Pagination: which library? (Phoenix 1.4/Ecto 3)

Hello,

Still new to Phoenix I wonder what’s the best way to do pagination (or even better infinite scrolling).

Can you recommend me a library that works with Phoenix 1.4-RC3 (which uses Ecto 3 if I am correct) and is easy enough to use for a beginner? Is there a de-facto standard library in the elixir world?

I hope you do not mind such questions.

Thanks!

3 Likes

@Nefcairon My favorite way is to use Repo.stream/2 in Websocket connection (see Channels guide). Since you decide to use WebSocket you will have 2-way communication which means you can query anything and return results one by one in really small and fast messages whenever you want to. This solution is also really well scalable. No matter if you have 100 or 100_000_000 entries returned from query you still only fetch and sends exactly same count of entries at a time (just only number of server messages is changed).

If you want to paginate query you can use ecto's Query API, but before you decide to use Ecto.Query.limit/3 make sure you have read why it’s considered as bad practice in some cases:

For more information please see What is the best approach for fetching large amount of records from postgresql with ecto topic.

11 Likes

For pagination where I need to show page numbers I usually use scrivener_ecto. For infinite scrolling I use https://github.com/duffelhq/paginator.

9 Likes

Could you please explain this approach in further details for 100 million records?

Number does not matter since you are using Stream.

Here we have few assumptions:

  1. WebSocket (or other bi-directional communication way) is required as well as Phoenix channel API (or equivalent)
  2. Since we are using Channel we can assign any data for each WebSocket connection
  3. Since we are using Ecto.Repo.stream/2 we have only one database row at a time in memory.
  4. Each WebSocket connection have it’s own process

From this we can create scenario like:

  1. Client request GET /posts

  2. Server sends basic HTML DOM with a JavaScript code

  3. /posts is list so we are automatically appending table element

  4. Client is requesting all Post from database

  5. Server is generating per-client query id (for simplicity let’s say it’s counter) - example return: {"id": "query1", "status": "OK"} (which means that query with id 1 is valid and therefore will be send).

  6. Client is setting to table property id with value query1 and property data-model with value post

  7. Server is calling Ecto.Repo.stream/2 in background and in Stream.each/2 it’s sending data like: {data: {…}, "id": "query1", "type": "append"}.

    Note: You can optionally use Stream.chunk_every/2 before Stream.each/2 if you want to send more than one database row at a time.

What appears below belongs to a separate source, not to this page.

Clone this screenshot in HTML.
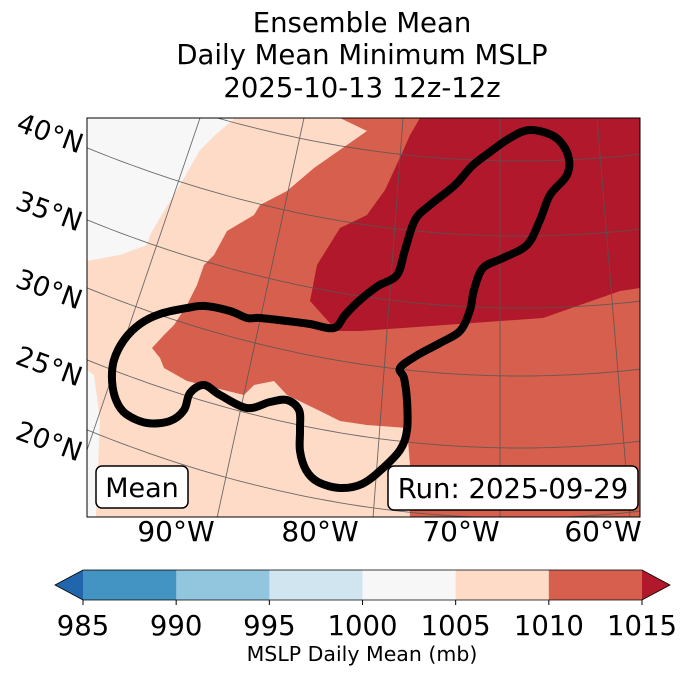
<!DOCTYPE html>
<html><head><meta charset="utf-8"><style>
body{margin:0;background:#fff;width:688px;height:674px;overflow:hidden;font-family:"DejaVu Sans","Liberation Sans",sans-serif}
svg{display:block;font-family:"DejaVu Sans","Liberation Sans",sans-serif}
</style></head><body>
<svg id="fig" width="688" height="674">
<g font-size="27.5" text-anchor="middle" fill="#000">
<text x="362" y="32">Ensemble Mean</text>
<text x="362" y="64">Daily Mean Minimum MSLP</text>
<text x="362" y="97">2025-10-13 12z-12z</text>
</g>
<defs><clipPath id="mc"><rect x="87" y="118" width="553" height="399"/></clipPath></defs>
<g clip-path="url(#mc)">
<rect x="87" y="118" width="553" height="399" fill="#fddbc7"/>
<polygon fill="#f7f7f7" points="87,118 235,118 215,135 200,150 180,185 164,211 150,235 147,245 120,255 87,261"/>
<polygon fill="#f7f7f7" points="87,370 94,375 100,420 96,517 87,517"/>
<polygon fill="#d6604d" points="340,118 367,131 314,168 287,191 260,205 254,215 227,231 214,255 204,265 197,285 187,305 174,325 164,335 152,348 160,358 164,368 187,381 244,395 254,385 274,381 287,395 320,411 340,421 367,425 407,428 410,517 640,517 640,118"/>
<polygon fill="#fddbc7" points="407,428 360,428 360,485 407,485 410,465"/>
<polygon fill="#b2182b" points="420,118 410,135 403,151 385,190 367,215 340,228 317,265 310,301 337,331 360,331 403,328 543,318 620,291 640,288 640,118"/>
<g id="grid" stroke="#555" stroke-width="0.9" fill="none" opacity="0.85"></g>
<path id="contour" fill="none" stroke="#000" stroke-width="8" stroke-linejoin="round"/>
</g>
<rect x="87" y="118" width="553" height="399" fill="none" stroke="#000" stroke-width="1"/>
<g font-size="27" text-anchor="middle" fill="#000">
<text transform="translate(47,142) rotate(20)">40°N</text>
<text transform="translate(46,220) rotate(20)">35°N</text>
<text transform="translate(46,298) rotate(20)">30°N</text>
<text transform="translate(46,375) rotate(20)">25°N</text>
<text transform="translate(46,450) rotate(20)">20°N</text>
</g>
<g font-size="28" text-anchor="middle" fill="#000">
<text x="176" y="541">90°W</text>
<text x="320" y="541">80°W</text>
<text x="461" y="541">70°W</text>
<text x="603" y="541">60°W</text>
</g>
<g>
<rect x="96" y="466" width="92" height="42" rx="6" fill="#fff" stroke="#000" stroke-width="1.5"/>
<text x="142" y="497" font-size="27" text-anchor="middle">Mean</text>
</g>
<g>
<rect x="388" y="466" width="250" height="44" rx="6" fill="#fff" stroke="#000" stroke-width="1.5"/>
<text x="513" y="498" font-size="27.5" text-anchor="middle">Run: 2025-09-29</text>
</g>
<g id="cbar"></g>
<text x="362" y="661" font-size="20.5" text-anchor="middle">MSLP Daily Mean (mb)</text>
</svg>
<script>
const levels=[985,990,995,1000,1005,1010,1015];
const levelColors=["#4393c3","#92c5de","#d1e5f0","#f7f7f7","#fddbc7","#d6604d"];
const underColor="#2166ac", overColor="#b2182b";
const latArcs=[90,161,236,308,376,448,518];
const contourPts=[[124,340],[114,360],[112,380],[116,400],[126,414],[147,423],[170,421],[184,410],[190,393],[204,385],[220,395],[247,408],[270,402],[287,400],[299,410],[300,430],[300,451],[306,470],[318,482],[340,488],[362,484],[382,469],[400,450],[407,430],[407,400],[404,378],[400,368],[416,356],[440,343],[460,331],[470,310],[474,290],[483,268],[503,258],[527,245],[540,220],[550,195],[567,175],[568,155],[555,137],[530,130],[510,138],[490,152],[472,166],[455,185],[430,205],[415,220],[405,250],[397,275],[378,286],[360,300],[345,315],[334,328],[310,324],[287,321],[260,318],[247,318],[230,311],[205,306],[187,308],[160,314],[140,324]];
const NS="http://www.w3.org/2000/svg";
const cx0=83,cx1=642,cy0=570,cy1=600;
const sx=v=>cx0+(v-levels[0])/(levels[levels.length-1]-levels[0])*(cx1-cx0);
const cb=document.getElementById('cbar');
function mk(t,a){const e=document.createElementNS(NS,t);for(const k in a)e.setAttribute(k,a[k]);return e;}
levelColors.forEach((c,i)=>{
 const r=mk('rect',{x:sx(levels[i]),y:cy0,width:sx(levels[i+1])-sx(levels[i])+0.5,height:cy1-cy0,fill:c});
 
 
 cb.appendChild(r);
});
const lo=mk('polygon',{points:`${cx0},${cy0} ${cx0},${cy1} 55,${(cy0+cy1)/2}`,fill:underColor});


cb.appendChild(lo);
const hi=mk('polygon',{points:`${cx1},${cy0} ${cx1},${cy1} 670,${(cy0+cy1)/2}`,fill:overColor});


cb.appendChild(hi);
cb.appendChild(mk('polygon',{points:`55,${(cy0+cy1)/2} ${cx0},${cy0} ${cx1},${cy0} 670,${(cy0+cy1)/2} ${cx1},${cy1} ${cx0},${cy1}`,fill:'none',stroke:'#000','stroke-width':0.8}));
levels.forEach(v=>{
 cb.appendChild(mk('line',{x1:sx(v),x2:sx(v),y1:cy1,y2:cy1+5,stroke:'#000'}));
 const t=mk('text',{x:sx(v),y:cy1+35,'font-size':27.5,'text-anchor':'middle'});
 t.textContent=v;
 
 
 cb.appendChild(t);
});
const g=document.getElementById('grid');
latArcs.forEach(yc=>{
 let d='';
 for(let x=80;x<=650;x+=10){const y=yc-0.00047*(x-520)*(x-520);d+=(x===80?'M':'L')+x+','+y.toFixed(1);}
 const p=mk('path',{d});
 
 
 g.appendChild(p);
});
[[200,118,87,450],[304,118,217,518],[403,118,373,518],[500,118,500,518],[597,118,630,518]].forEach(m=>{
 const l=mk('line',{x1:m[0],y1:m[1],x2:m[2],y2:m[3]});
 
 
 g.appendChild(l);
});
(function(){
 const P=contourPts,n=P.length;let d='M'+P[0][0]+','+P[0][1];
 for(let i=0;i<n;i++){
  const p0=P[(i-1+n)%n],p1=P[i],p2=P[(i+1)%n],p3=P[(i+2)%n];
  const c1=[p1[0]+(p2[0]-p0[0])/6,p1[1]+(p2[1]-p0[1])/6];
  const c2=[p2[0]-(p3[0]-p1[0])/6,p2[1]-(p3[1]-p1[1])/6];
  d+=`C${c1[0].toFixed(1)},${c1[1].toFixed(1)} ${c2[0].toFixed(1)},${c2[1].toFixed(1)} ${p2[0]},${p2[1]}`;
 }
 document.getElementById('contour').setAttribute('d',d+'Z');
})();
</script>
</body></html>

  8. Client receives such response and it’s creating tr DOM element for it with id: query1-#{resonse.data.id}

  9. If there is created, deleted or updated any Post then server could send something like: {data: {…}, "model": "post", type: "delete|update"}

  10. Client accepts such event and it’s looking for table[data-model="post"] > tbody > tr[id^="query"][id$="-#{response.data.id}"].

With that we are sending always same amount of data for each client request at a time. Later it’s possible to limit number of requests per client (using Channel assigns).

4 Likes

Thank you for such a clear answer.

I see that you’re mixing pagination with live updates in order to provide a single convenient interface for a client via Channels. This approach and transport are great, but I’m wondering whether Repo.stream/2 is suited for pagination?
If I got it right, Repo.stream/2 uses database’s internal cursors to efficiently select millions of records one by one or in chunks, but at the price of taking up a connection from the pool till it’s done. So the more records and clients you have, the faster you run out of available connections. Since clients don’t need all those millions of records, you have to apply a limit with Enum.take/2 and keep the last record’s unique identifier AKA external cursor (typically a combination of ID + timestamp) on the client side or in the Channel’s state for the next page request.
A plain query with Query.limit/3 is simpler and cheaper than Repo.stream/2 for this case, isn’t it?

2 Likes

It’s why I said it’s example scenario. Instead of sending one row right after another you can request 30 rows at a time and wait until client sends request like: {"id": "query1", "type": "next", "value": 30} and then you just need to send back next 30 rows etc. There is lots of scenarios depends on use case which could be created using such API.